Background information
- Also known as: JP Did This 1
- Born: Earl Johnson II Cleveland, Ohio, U.S.
- Origin: Montgomery, Alabama, U.S.
- Occupations: Record producer, singer, songwriter

= Earl St. Clair =

American singer

Earl Johnson II, better known by his stage name Earl St. Clair, is an American record producer, vocalist, and songwriter.

==Early life==
Earl St. Clair was born in Cleveland, Ohio, and grew up between there and Alabama.

==Musical career==
St. Clair began his career as a record producer, being credited as JP Did This 1.

He expected to primarily work as a producer and co-writer and not as a solo artist. He signed to Def Jam Recordings in 2016.

In June, he made his television debut on The Late Show with Stephen Colbert, performing "Perfect" with fellow Def Jam artist Bibi Bourelly.

In 2015, he co-wrote the song "Pure Grinding" by Swedish DJ Avicii. He also provided uncredited vocals.

In August, he released his debut single, "Man on Fire".

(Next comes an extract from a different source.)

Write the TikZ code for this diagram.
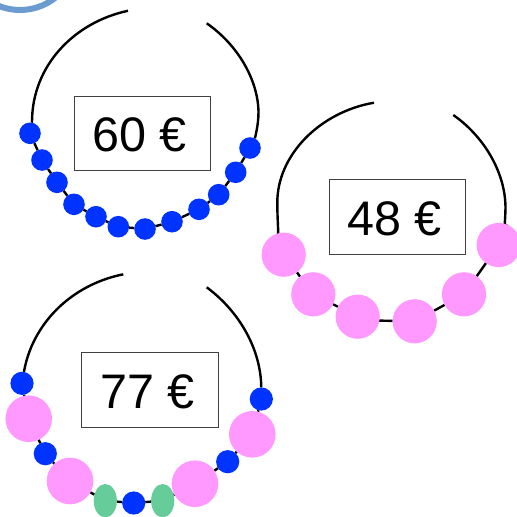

He released his debut album, Songs About A Girl I Used To Know, in 2017.

==Stage name==
He explained his stage name in an interview with ThisIsRnB: "Earl St.Clair came from the irony from the fact that where I started producing in Cleveland, the street I was working on was St. Clair. It was 129 and St. Clair. Then when I got out to California ... the studio that I was working in was located on St Clair."